1. Clone the repository: git clone git@github.com:flennic/master-thesis.git.
2. Obtain the PhysioNet dataset. More information about that in the respective chapter.
3. For running the models, you will need one anaconda environment, if you also want to simulate the data using Gaussian Processes, you will need another environment as well. I recommend to install all packages for both environments and just separate them by using PyTroch and TensorFlow respectively:
   • Create your environment conda create --name myenv.
   • Install required packages conda install jupyter-lab pandas numpy sklearn matplotlib seaborn xgboost, you will also need pip install hrv-analysis.
   • For running the models, you will need PyTorch: conda install pytorch torchvision cudatoolkit=10.2 -c pytorch. You might adjust the CUDA version, depending on your hardware.
   • If you also want to simulate the data, you will need TensorFlow Probability. I recommend installing it into another environment: pip install --upgrade tensorflow-probability.
   • Note: I've written down this part from my mind, so maybe so need to tweak some things manually. Especially installing the correct version of TensorFlow Probability wasn't that easy in the beginning of 2020.
4. You need to pre-pocess the data which you can do by using the notebook preprocessing.ipynb. For preprocessing the data, depending on the model you want to run, there exist multiple versions and parameters which you can adjust in the notebook. If a combination is not available, the notebook should automatically stop at a specific point or it automatically adjusts wrongly set parameters. That holds for all notebooks. Make sure you adjust the paths. Depending on your system and the type of data, the preprocessing can take a while! The data will be saved automatically.
5. Now you should be able to run all feature-based and the deep learning models. The hyperparameters are set to work with 32GB of memory and 8GB of GPU memory which you might want to adjust. For the deep learning model working with PhysioNets complete time series, you will need 8GB of GPU memory if you do not want to make the model smaller, as the batch size is already set to 1 or 2.
6. For simulating the data, you can either use the notebook or the normal Python script. As it takes quite a while for the simulation (around a week), I'd recommend to not use the notebook.

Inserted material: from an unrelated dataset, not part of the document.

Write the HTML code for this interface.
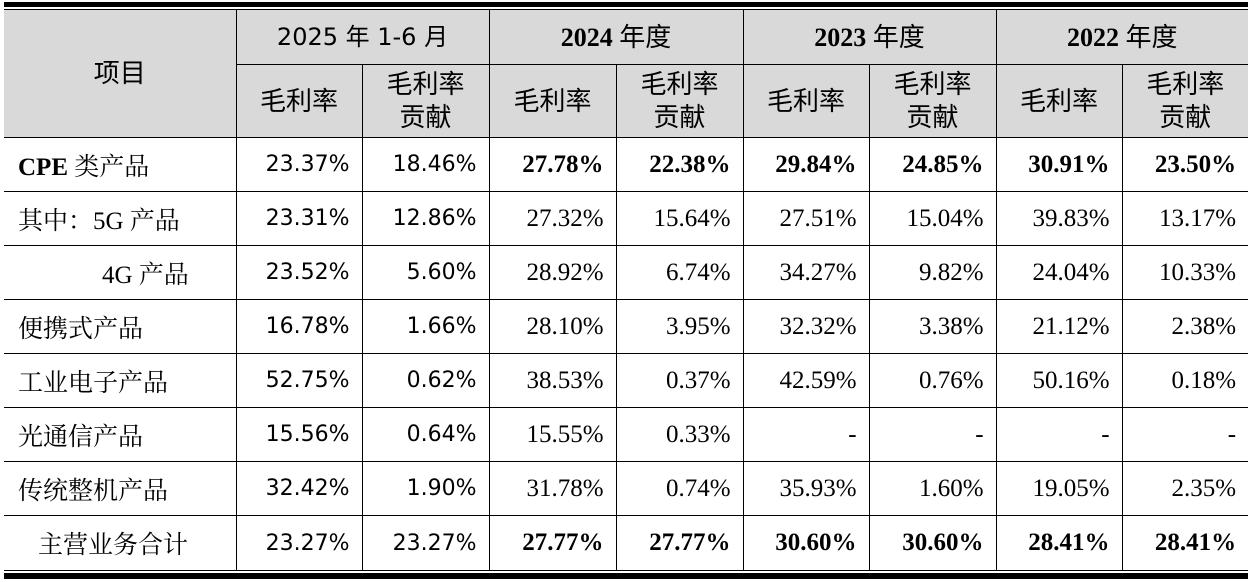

The Python code has a memory leak somewhere (or one of the underlying libraries), so it will eventually crash. Therefore, I programmed the script to be resumable, it will automatically simulate where it left of (but then starting with the initial priors again). An easy solution is to just run the script using while true; do python simulate_data_bayesian.py 60; sleep 1; done.

Please contact Danuta Makowiec (danuta.makowiec@ug.edu.pl) regarding the dataset.

Download the data set with: wget -r -N -c -np https://physionet.org/files/crisdb/1.0.0/. Make sure you adjust the paths at the top of the notebooks. A thorough description of the data set can be found at https://physionet.org/content/crisdb/1.0.0/.

To make the preprocessing work, you must install the wfdb software. The quick start guide for Linux can be found here: https://archive.physionet.org/physiotools/wfdb-linux-quick-start.shtml

See the attached license file for further notice.